In fact, the pair of them were as different as sequins and sackcloth. Garbo shunned publicity, Cecil courted it. He cheated his way into Harrow and Cambridge, fighting for every foothold in his scramble up the social ladder, whereas she was discovered in a shop and whisked away willy-nilly to Hollywood. He adored parties, she preferred a day spreading manure on her oleanders, followed by a good night's sleep. Most significantly, he was always writing, spilling out at least 124 volumes of detailed, spiteful diaries, whereas she disliked even signing her name. The result is that this book is heavily oveweighted with material about him, while she remains elusive.

Yet they did have an affair. He longed to marry her, so he said, but, wisely, she constantly refused him. It remains a mystery that she even fancied him at all. What seemed like 'infinite joy' to him, she later dismissed as 'fooling around'. Her languour only forsook her when he said he would like them to have a child and she replied that she would behead it.

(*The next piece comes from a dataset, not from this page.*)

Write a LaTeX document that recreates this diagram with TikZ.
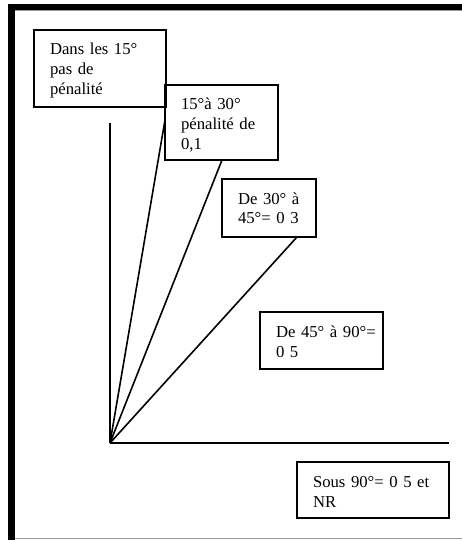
\documentclass[tikz,border=0pt]{standalone}
\usepackage{fontspec}
\setmainfont{Liberation Serif}
\begin{document}
\begin{tikzpicture}[x=1pt,y=-1pt,
  frame/.style={fill=black},
  thinframe/.style={draw=black!40,line width=1pt},
  ray/.style={draw=black,line width=1.6pt},
  box/.style={draw=black,line width=1.6pt,anchor=north west,outer sep=0pt,
    inner xsep=16pt,inner ysep=0pt,align=left,text height=25pt,
    font=\fontsize{16.7}{20}\selectfont}]
\useasboundingbox (0,0) rectangle (462,540);
% frame
\fill[frame] (8,4) rectangle (462,10);
\fill[frame] (8,4) rectangle (15,540);
\draw[thinframe] (15,11) -- (462,11);
\draw[thinframe] (15,538) -- (462,538);
% boxes
\node[box,text width=100pt,text depth=52pt] (b1) at (34,30) {Dans~les~15°\\pas~de\\pénalité};
\node[box,text width=81pt,text depth=50pt] (b2) at (165,85) {15°à~30°\\pénalité~de\\0,1};
\node[box,text width=62pt,text depth=33pt] (b3) at (222,179) {De~30°~à\\45°=~0~3};
\node[box,text width=91pt,text depth=32pt] (b4) at (260,312) {De~45°~à~90°=\\0~5};
\node[box,text width=120pt,text depth=31pt] (b5) at (297,462) {Sous~90°=~0~5~et\\NR};
% connectors
\coordinate (o) at (110,443);
\coordinate (vtop) at (110,123);
\coordinate (hend) at (449,443);
\coordinate (e2) at (b2.west |- 0,120);
\coordinate (e3) at (b2.south -| 222,0);
\coordinate (e4) at (b3.south -| 297,0);
\draw[ray] (o) -- (vtop);
\draw[ray] (o) -- (hend);
\draw[ray] (o) -- (e2);
\draw[ray] (o) -- (e3);
\draw[ray] (o) -- (e4);
\end{tikzpicture}
\end{document}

Souhami suggests that she took refuge in his superficiality, which was indeed his profoundest quality, trusting that she did not need to take him seriously.

She was bargaining without his venality. He cajoled her into posing for private photographs and then sold them to Vogue, and finally, in an act of supreme vindictiveness, he published his scabrous diaries, telling the gossipy world about a life that she had thought was private. He made about pounds 4,000 out of it.

On the evidence of those passages quoted here, the gossipy world was robbed. It could learn about Garbo's early nights and frugal diet, but the vast bulk of information concerns the only star in these diaries, their author. The details make you gasp with tedium. For example, he suffered from verrucas and chilblains; he owned a dressing-gown of imitation leopard-skin that drove Stephen Tennant 'mad with joy'; when his boyfriend left him, 'my whole frame shook in an orgasm of misery. I moaned.' And moaned, nearly all day. Then he flew to join Garbo on somebody's yacht and fell to cataloguing decrepitude while sitting next to her on deck: the wrinkles round her eyes, the lines on her upper lip, the wizened skin on her arms. 'Let her stew in her own loneliness,' he wrote. Which is very much how the reader feels at the end of the book, about both of them but particularly about him. It might have been better if we could have left them on that Sunday long ago, both in their little white shorts, speculating as to the sex of the two cold chickens on the buffet table.